Sunflower Fountain is a cast bronze sculpture fountain adorned with sunflower-like spirals that spurt water out of the center. The fountain is located in Pedrick's Garden where you can also see the Sunflower Circle and Sunflower Lawn. The fountain was designed to honor Pedrick's favorite flower: the sunflower.
The Restaurants of Falls Parks
No trip to Greenville is complete without enjoying some local eats and treats. The Falls Park will not leave you disappointed in this area. Besides the numerous specialty eateries located in walking distances from Falls Park in the downtown area, there are options located in Falls Park.
Mary's Restaurant serves hungry customers in the historic Falls Cottage. Diners can enjoy a gourmet lunch, a weekend brunch, or schedule a private dinner event. Plan your visit carefully as the award-winning Mary's Restaurant has limited hours.
Passerelle Bistro is a casual French bistro located on the upper grounds of Falls Park. There you can dine under cover or in the open air enjoying the bustle of downtown Greenville and a view of the Falls. The bistro serves fresh and seasonal dishes with iconic French dishes like croque monsieur, ratatouille, and escargot.
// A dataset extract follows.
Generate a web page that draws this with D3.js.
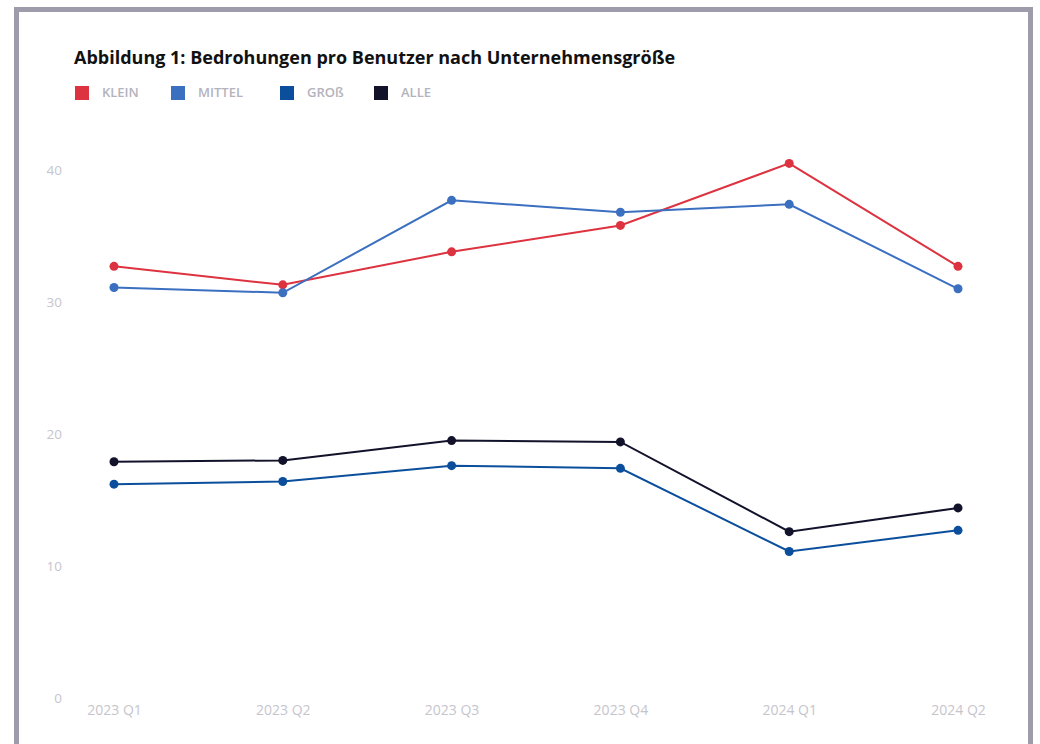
<!DOCTYPE html>
<html>
<head>
<meta charset="utf-8">
<script src="https://cdn.jsdelivr.net/npm/d3@7"></script>
<style>
  body { margin: 0; background: #fff; font-family: "Open Sans", sans-serif; }
</style>
</head>
<body>
<div id="chart"></div>
<script>
// data
var quarters = ["2023 Q1", "2023 Q2", "2023 Q3", "2023 Q4", "2024 Q1", "2024 Q2"]
var klein  = [32.7, 31.3, 33.8, 35.8, 40.5, 32.7]
var mittel = [31.1, 30.7, 37.7, 36.8, 37.4, 31.0]
var gross  = [16.2, 16.4, 17.6, 17.4, 11.1, 12.7]
var alle   = [17.9, 18.0, 19.5, 19.4, 12.6, 14.4]
var seriesNames = ["KLEIN", "MITTEL", "GROß", "ALLE"]
var yTicks = [0, 10, 20, 30, 40]

var colors = ["#dd323f", "#3b6fc0", "#0b4f9c", "#12122b"]
var series = [klein, mittel, gross, alle].map(function(v, i) {
  return { name: seriesNames[i], values: v, color: colors[i] }
})

var width = 1040, height = 744

var svg = d3.select("#chart")
  .append("svg")
    .attr("width", width)
    .attr("height", height)

// grey frame round the card
svg.append("rect")
  .attr("x", 16.5).attr("y", 9.5)
  .attr("width", 1014).attr("height", 760)
  .attr("fill", "#fff")
  .attr("stroke", "#9e9cab")
  .attr("stroke-width", 5)

svg.append("text")
  .attr("x", 74).attr("y", 64)
  .text("Abbildung 1: Bedrohungen pro Benutzer nach Unternehmensgröße")
  .style("font-size", "18px")
  .style("font-weight", 700)
  .style("fill", "#111")

// legend
var legendX = [75, 171, 280, 374]
var legend = svg.selectAll(".legend")
  .data(series)
  .enter().append("g")
    .attr("transform", function(d, i) { return "translate(" + legendX[i] + ",86)" })
legend.append("rect")
  .attr("width", 14).attr("height", 14)
  .attr("fill", function(d) { return d.color })
legend.append("text")
  .attr("x", 27).attr("y", 11)
  .text(function(d) { return d.name })
  .style("font-size", "13px")
  .style("font-weight", 600)
  .style("fill", "#b4b3bd")

var x = d3.scalePoint()
  .domain(quarters)
  .range([114, 958])

var y = d3.scaleLinear()
  .domain([0, 40])
  .range([698, 170])

// y axis labels only
var yAxis = svg.append("g")
  .attr("transform", "translate(62,0)")
  .call(d3.axisLeft(y).tickValues(yTicks).tickSize(0).tickPadding(0))
yAxis.select(".domain").remove()
yAxis.selectAll("text")
  .style("font-family", "Open Sans, sans-serif")
  .style("font-size", "13.5px")
  .style("fill", "#c6c5cc")

// x axis labels only
var xAxis = svg.append("g")
  .attr("transform", "translate(0,705)")
  .call(d3.axisBottom(x).tickSize(0).tickPadding(0))
xAxis.select(".domain").remove()
xAxis.selectAll("text")
  .style("font-family", "Open Sans, sans-serif")
  .style("font-size", "14px")
  .style("fill", "#c6c5cc")

var line = d3.line()
  .x(function(d, i) { return x(quarters[i]) })
  .y(function(d) { return y(d) })

var groups = svg.selectAll(".series")
  .data(series)
  .enter().append("g")

groups.append("path")
  .attr("d", function(d) { return line(d.values) })
  .attr("fill", "none")
  .attr("stroke", function(d) { return d.color })
  .attr("stroke-width", 2)

groups.selectAll("circle")
  .data(function(d) { return d.values.map(function(v, i) { return { v: v, i: i, color: d.color } }) })
  .enter().append("circle")
    .attr("cx", function(d) { return x(quarters[d.i]) })
    .attr("cy", function(d) { return y(d.v) })
    .attr("r", 4.5)
    .attr("fill", function(d) { return d.color })
</script>
</body>
</html>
Spill the Beans is the perfect place to grab some smooth coffee or premium custom-blended ice cream before you set out to walk through Falls Park. It is located near the Main Street entrance.
Enjoy Falls Park Everyday
When you live or work in Greenville, South Carolina, Falls Park on the Reedy River can be yours as often as you like. Soak up some sunshine, get some much-needed exercise, and enjoy the beauty. You can not exhaust this jewel as each visit reveals a new facet of its glory and grace.